Volunteer leadership teams that are a grassroots movement are a successful way to produce profes-
sional development and train teacher leaders. This model is geared toward an apprenticeship approach,
whereby people interested in teacher leadership move through the five different stages to become teacher
leaders who are self-sustaining and growth oriented. Applying a growth model approach to a professional
development organization sustains the membership of teachers as they become intrinsically motivated
to improve their practice and develop leadership skills.
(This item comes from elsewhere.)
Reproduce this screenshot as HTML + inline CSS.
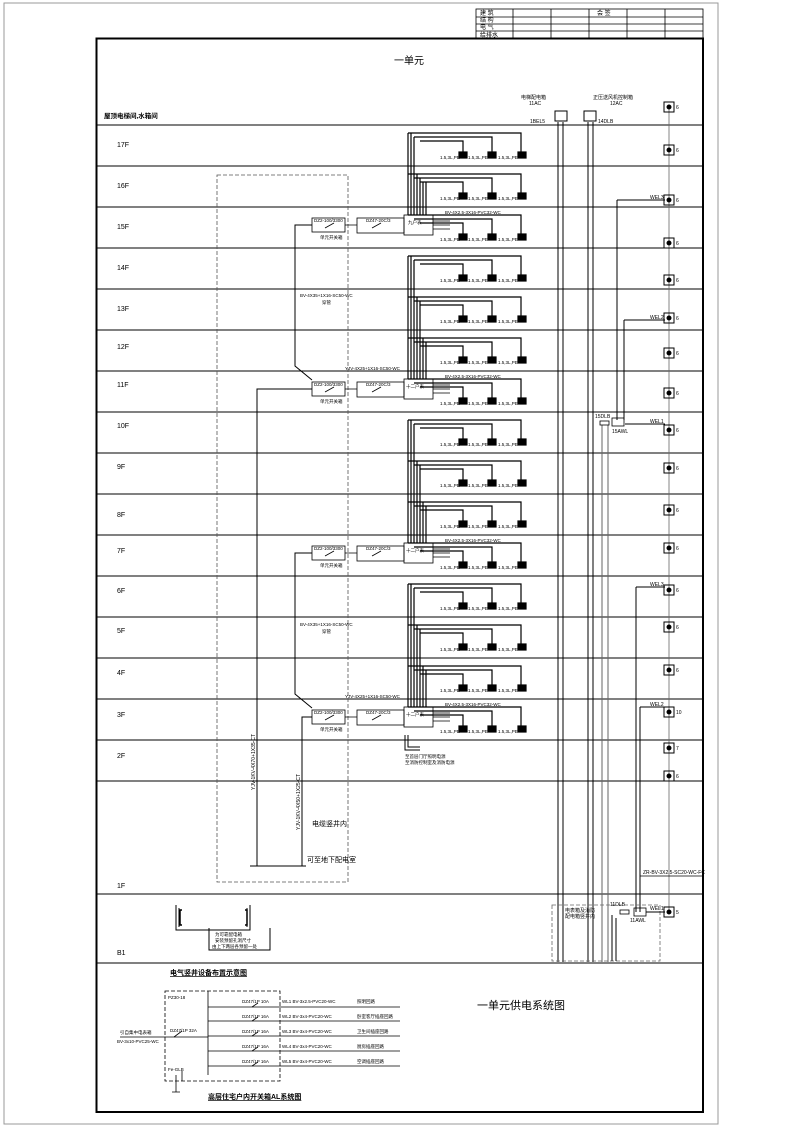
<!DOCTYPE html>
<html><head><meta charset="utf-8"><style>
html,body{margin:0;padding:0;background:#fff}
svg{display:block}
text{font-family:"Liberation Sans","Noto Sans CJK SC",sans-serif;fill:#000}
.s{font-size:4.5px}
.f{font-size:7px;font-family:"Liberation Serif","Noto Serif CJK SC",serif}
</style></head><body>
<svg width="800" height="1129" viewBox="0 0 800 1129" xmlns="http://www.w3.org/2000/svg">
<defs>
<g id="lr" fill="none" stroke="#000" stroke-width="1.2">
<path d="M408 8H521V27M414 12H492V27M420 16H463V27"/>
<rect x="518" y="27" width="8" height="6" fill="#000"/>
<rect x="488" y="27" width="8" height="6" fill="#000"/>
<rect x="459" y="27" width="8" height="6" fill="#000"/>
</g>
<g id="bx" fill="none" stroke="#000" stroke-width="0.8">
<rect x="312" y="11" width="33" height="14"/>
<path d="M325 21l9-5"/>
<rect x="357" y="11" width="47" height="15"/>
<path d="M372 21l9-5"/>
<rect x="404" y="8" width="29" height="20"/>
<path d="M345 18H357M433 14H450M433 18H450M433 22H450"/>
</g>
<g id="ic" fill="none" stroke="#000">
<rect x="-5" y="-5" width="10" height="10" stroke-width="1"/>
<circle cx="0" cy="0" r="2" fill="#000"/>
</g>
</defs>

<!-- outer frame -->
<rect x="4" y="3" width="714" height="1121" fill="none" stroke="#999" stroke-width="1"/>
<rect x="96.5" y="38.5" width="606.5" height="1073.5" fill="none" stroke="#000" stroke-width="2"/>
<!-- title block -->
<g fill="none" stroke="#000" stroke-width="0.8">
<rect x="476" y="9" width="227" height="30"/>
<path d="M476 17H703M476 24H703M476 31H703M513 9V39M551 9V39M589 9V39M627 9V39M665 9V39"/>
</g>
<text x="480" y="15" style="font-size:6px">建 筑</text>
<text x="480" y="22" style="font-size:6px">结 构</text>
<text x="480" y="29" style="font-size:6px">电 气</text>
<text x="480" y="37" style="font-size:6px">给排水</text>
<text x="597" y="15" style="font-size:6px">会 签</text>

<text x="394" y="64" style="font-size:10px">一单元</text>
<text x="104" y="118" style="font-size:6.5px;font-weight:bold">屋顶电梯间,水箱间</text>

<!-- floor lines -->
<g stroke="#000" stroke-width="1">
<path d="M97 125H703M97 166H703M97 207H703M97 248H703M97 289H703M97 330H703M97 371H703M97 412H703M97 453H703M97 494H703M97 535H703M97 576H703M97 617H703M97 658H703M97 699H703M97 740H703M97 781H703M97 894H703M97 963H703"/>
</g>
<g class="f">
<text x="117" y="147">17F</text><text x="117" y="188">16F</text><text x="117" y="229">15F</text>
<text x="117" y="270">14F</text><text x="117" y="311">13F</text><text x="117" y="349">12F</text>
<text x="117" y="387">11F</text><text x="117" y="428">10F</text><text x="117" y="469">9F</text>
<text x="117" y="517">8F</text><text x="117" y="553">7F</text><text x="117" y="593">6F</text>
<text x="117" y="633">5F</text><text x="117" y="675">4F</text><text x="117" y="717">3F</text>
<text x="117" y="758">2F</text><text x="117" y="888">1F</text><text x="117" y="955">B1</text>
</g>

<!-- dashed shaft -->
<rect x="217" y="175" width="131" height="707" fill="none" stroke="#555" stroke-width="0.8" stroke-dasharray="4,2"/>

<!-- load rows -->
<use href="#lr" y="125"/><use href="#lr" y="166"/><use href="#lr" y="207"/>
<use href="#lr" y="248"/><use href="#lr" y="289"/><use href="#lr" y="330"/><use href="#lr" y="371"/>
<use href="#lr" y="412"/><use href="#lr" y="453"/><use href="#lr" y="494"/><use href="#lr" y="535"/>
<use href="#lr" y="576"/><use href="#lr" y="617"/><use href="#lr" y="658"/><use href="#lr" y="699"/>
<g class="s">
<text y="159"><tspan x="440">1.5,3L,PE</tspan><tspan x="468">1.5,3L,PE</tspan><tspan x="498">1.5,3L,PE</tspan></text>
<text y="200"><tspan x="440">1.5,3L,PE</tspan><tspan x="468">1.5,3L,PE</tspan><tspan x="498">1.5,3L,PE</tspan></text>
<text y="241"><tspan x="440">1.5,3L,PE</tspan><tspan x="468">1.5,3L,PE</tspan><tspan x="498">1.5,3L,PE</tspan></text>
<text y="282"><tspan x="440">1.5,3L,PE</tspan><tspan x="468">1.5,3L,PE</tspan><tspan x="498">1.5,3L,PE</tspan></text>
<text y="323"><tspan x="440">1.5,3L,PE</tspan><tspan x="468">1.5,3L,PE</tspan><tspan x="498">1.5,3L,PE</tspan></text>
<text y="364"><tspan x="440">1.5,3L,PE</tspan><tspan x="468">1.5,3L,PE</tspan><tspan x="498">1.5,3L,PE</tspan></text>
<text y="405"><tspan x="440">1.5,3L,PE</tspan><tspan x="468">1.5,3L,PE</tspan><tspan x="498">1.5,3L,PE</tspan></text>
<text y="446"><tspan x="440">1.5,3L,PE</tspan><tspan x="468">1.5,3L,PE</tspan><tspan x="498">1.5,3L,PE</tspan></text>
<text y="487"><tspan x="440">1.5,3L,PE</tspan><tspan x="468">1.5,3L,PE</tspan><tspan x="498">1.5,3L,PE</tspan></text>
<text y="528"><tspan x="440">1.5,3L,PE</tspan><tspan x="468">1.5,3L,PE</tspan><tspan x="498">1.5,3L,PE</tspan></text>
<text y="569"><tspan x="440">1.5,3L,PE</tspan><tspan x="468">1.5,3L,PE</tspan><tspan x="498">1.5,3L,PE</tspan></text>
<text y="610"><tspan x="440">1.5,3L,PE</tspan><tspan x="468">1.5,3L,PE</tspan><tspan x="498">1.5,3L,PE</tspan></text>
<text y="651"><tspan x="440">1.5,3L,PE</tspan><tspan x="468">1.5,3L,PE</tspan><tspan x="498">1.5,3L,PE</tspan></text>
<text y="692"><tspan x="440">1.5,3L,PE</tspan><tspan x="468">1.5,3L,PE</tspan><tspan x="498">1.5,3L,PE</tspan></text>
<text y="733"><tspan x="440">1.5,3L,PE</tspan><tspan x="468">1.5,3L,PE</tspan><tspan x="498">1.5,3L,PE</tspan></text>
</g>

<!-- bundles -->
<g stroke="#000" stroke-width="1.2" fill="none">
<path d="M408 133V215M411 133V215M414 137V215M417 174V215M420 178V215M423 182V215M426 182V215"/>
<path d="M408 256V379M411 256V379M414 260V379M417 297V379M420 301V379M423 338V379M426 342V379"/>
<path d="M408 420V543M411 420V543M414 424V543M417 461V543M420 465V543M423 502V543M426 506V543"/>
<path d="M408 584V707M411 584V707M414 588V707M417 625V707M420 629V707M423 666V707M426 670V707"/>
</g>
<!-- boxes -->
<use href="#bx" y="207"/><use href="#bx" y="371"/><use href="#bx" y="535"/><use href="#bx" y="699"/>
<g class="s">
<text x="314" y="222">DZ2-100/3300</text><text x="320" y="239">单元开关箱</text><text x="366" y="222">DZ47-20C/3</text><text x="408" y="224">九户表</text>
<text x="314" y="386">DZ2-100/3300</text><text x="320" y="403">单元开关箱</text><text x="366" y="386">DZ47-20C/3</text><text x="406" y="388">十二户表</text>
<text x="314" y="550">DZ2-100/3300</text><text x="320" y="567">单元开关箱</text><text x="366" y="550">DZ47-20C/3</text><text x="406" y="552">十二户表</text>
<text x="314" y="714">DZ2-100/3300</text><text x="320" y="731">单元开关箱</text><text x="366" y="714">DZ47-20C/3</text><text x="406" y="716">十二户表</text>
<text x="445" y="214">BV-4X2.5-3X16-PVC32-WC</text><text x="445" y="378">BV-4X2.5-3X16-PVC32-WC</text>
<text x="445" y="542">BV-4X2.5-3X16-PVC32-WC</text><text x="445" y="706">BV-4X2.5-3X16-PVC32-WC</text>
<text x="345" y="370">YJV-4X25+1X16-SC50-WC</text><text x="345" y="698">YJV-4X25+1X16-SC50-WC</text>
<text x="300" y="297">BV-4X35+1X16-SC50-WC</text><text x="322" y="304">穿管</text>
<text x="300" y="626">BV-4X35+1X16-SC50-WC</text><text x="322" y="633">穿管</text>
<text x="405" y="758">至首层门厅照明电源</text><text x="405" y="764">至消防控制室及消防电源</text>
</g>
<!-- feeders -->
<g stroke="#000" stroke-width="1" fill="none">
<path d="M312 225H295V366L312 380"/>
<path d="M312 389H257V866"/>
<path d="M312 553H295V694L312 708"/>
<path d="M312 717H302V866"/>
<path d="M250 866H306"/>
<path d="M405 735V750H420M408 735V747H420"/>
</g>
<text transform="translate(255,790) rotate(-90)" class="s" style="font-size:5px">YJV-1KV-4X70+1X35-CT</text>
<text transform="translate(300,830) rotate(-90)" class="s" style="font-size:5px">YJV-1KV-4X50+1X25-CT</text>
<text x="312" y="826" style="font-size:7px">电缆竖井内</text>
<text x="307" y="862" style="font-size:7px">可至地下配电室</text>

<!-- right risers -->
<g stroke="#000" fill="none">
<path d="M558 122V962M563 122V962" stroke-width="1"/>
<path d="M588 122V962M593 122V962" stroke-width="1"/>
<path d="M602 425V962M608 425V962" stroke="#666" stroke-width="1"/>
<path d="M617 200V420M624 320V420M665 200H617M665 320H624M665 424H625" stroke-width="1"/>
<path d="M636 587V912M640 707V912M665 587H636M665 707H640" stroke-width="1"/>
<path d="M669 107V912" stroke="#666" stroke-width="0.8"/>
<rect x="555" y="111" width="12" height="10" stroke-width="1"/>
<rect x="584" y="111" width="12" height="10" stroke-width="1"/>
<rect x="600" y="421" width="9" height="4" stroke-width="0.8"/>
<rect x="612" y="418" width="12" height="8" stroke-width="0.8"/>
<rect x="552" y="905" width="108" height="56" stroke="#666" stroke-dasharray="4,2" stroke-width="0.8"/>
<rect x="620" y="910" width="9" height="4" stroke-width="0.8"/>
<rect x="634" y="908" width="12" height="8" stroke-width="0.8"/>
<path d="M646 912H665M612 915V961M616 918V961"/>
<path d="M640 876H703" stroke-width="0.8"/>
</g>
<g>
<use href="#ic" x="669" y="107"/><use href="#ic" x="669" y="150"/><use href="#ic" x="669" y="200"/>
<use href="#ic" x="669" y="243"/><use href="#ic" x="669" y="280"/><use href="#ic" x="669" y="318"/>
<use href="#ic" x="669" y="353"/><use href="#ic" x="669" y="393"/><use href="#ic" x="669" y="430"/>
<use href="#ic" x="669" y="468"/><use href="#ic" x="669" y="510"/><use href="#ic" x="669" y="548"/>
<use href="#ic" x="669" y="590"/><use href="#ic" x="669" y="627"/><use href="#ic" x="669" y="670"/>
<use href="#ic" x="669" y="712"/><use href="#ic" x="669" y="748"/><use href="#ic" x="669" y="776"/>
<use href="#ic" x="669" y="912"/>
</g>
<g class="s" style="font-size:5px">
<text x="676" y="109">6</text><text x="676" y="152">6</text><text x="676" y="202">6</text><text x="676" y="245">6</text>
<text x="676" y="282">6</text><text x="676" y="320">6</text><text x="676" y="355">6</text><text x="676" y="395">6</text>
<text x="676" y="432">6</text><text x="676" y="470">6</text><text x="676" y="512">6</text><text x="676" y="550">6</text>
<text x="676" y="592">6</text><text x="676" y="629">6</text><text x="676" y="672">6</text><text x="676" y="714">10</text>
<text x="676" y="750">7</text><text x="676" y="778">6</text><text x="676" y="914">5</text>
<text x="521" y="99">电梯配电箱</text><text x="529" y="105">11AC</text><text x="530" y="123">1BEL5</text>
<text x="593" y="99">正压送风机控制箱</text><text x="610" y="105">12AC</text><text x="598" y="123">14DLB</text>
<text x="650" y="199">WEL3</text><text x="650" y="319">WEL2</text><text x="650" y="423">WEL1</text>
<text x="650" y="586">WEL3</text><text x="650" y="706">WEL2</text><text x="650" y="910">WEL1</text>
<text x="595" y="418">15DLB</text><text x="612" y="433">15AWL</text>
<text x="610" y="906">11DLB</text><text x="630" y="922">11AWL</text>
<text x="643" y="874">ZR-BV-3X2.5-SC20-WC-FC</text>
<text x="565" y="912">电表箱及消防</text><text x="565" y="918">配电箱竖井内</text>
</g>

<!-- B1 -->
<g fill="none" stroke="#000" stroke-width="1">
<path d="M176 905V930H250V905M179 908V927M247 908V927"/>
<path d="M182 910H180V925H182M245 910H247V925H245" stroke-width="1.5"/>
<path d="M209 928V950H270V928"/>
</g>
<g class="s"><text x="215" y="936">为可靠配电箱</text><text x="215" y="942">安装预留孔洞尺寸</text><text x="212" y="948">由上下两层各预留一处</text></g>

<!-- bottom diagram -->
<text x="170" y="975" style="font-size:7px;font-weight:bold;text-decoration:underline">电气竖井设备布置示意图</text>
<g fill="none" stroke="#000" stroke-width="0.8">
<rect x="165" y="991" width="115" height="90" stroke-dasharray="4,2"/>
<path d="M208 991V1075M208 1007H400M208 1021H400M208 1036H400M208 1051H400M208 1066H400M120 1037H208M176 1075V1092M172 1092H180M182 1081V1071"/>
<path d="M174 1037l8-6M252 1007l6-4M252 1021l6-4M252 1036l6-4M252 1051l6-4M252 1066l6-4"/>
</g>
<g class="s">
<text x="168" y="999">PZ30-18</text><text x="170" y="1032">DZ47/1P 32A</text>
<text x="120" y="1034">引自集中电表箱</text><text x="117" y="1043">BV-3x10-PVC25-WC</text>
<text x="168" y="1071">Fe-GLB</text>
<text x="242" y="1003">DZ47/1P 10A</text><text x="282" y="1003">WL1 BV-3x2.5-PVC20-WC</text><text x="357" y="1003">照明回路</text>
<text x="242" y="1018">DZ47/1P 16A</text><text x="282" y="1018">WL2 BV-3x4-PVC20-WC</text><text x="357" y="1018">卧室客厅插座回路</text>
<text x="242" y="1033">DZ47/1P 16A</text><text x="282" y="1033">WL3 BV-3x4-PVC20-WC</text><text x="357" y="1033">卫生间插座回路</text>
<text x="242" y="1048">DZ47/1P 16A</text><text x="282" y="1048">WL4 BV-3x4-PVC20-WC</text><text x="357" y="1048">厨房插座回路</text>
<text x="242" y="1063">DZ47/1P 16A</text><text x="282" y="1063">WL5 BV-3x4-PVC20-WC</text><text x="357" y="1063">空调插座回路</text>
</g>
<text x="208" y="1099" style="font-size:7px;font-weight:bold;text-decoration:underline">高层住宅户内开关箱AL系统图</text>
<text x="477" y="1009" style="font-size:11px">一单元供电系统图</text>
</svg>
</body></html>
One of MBAMP’s core values is to support teachers in developing a trajectory toward leadership
growth. In Figure 5 we make a case that teacher leadership in a team is an opportunity for teachers to
organically grow into powerful leadership roles. Teachers might start being little more than an observer
on a team, but 4 years later they can be leading their own team and explaining mathematics content and
pedagogy that used to elude them. This approach to teacher leadership promotes:
• Teacher-to-teacher mentoring
• Teachers visit other teacher in their classroom
• Collaboration across grades
• Sharing and developing pedagogical and content knowledge.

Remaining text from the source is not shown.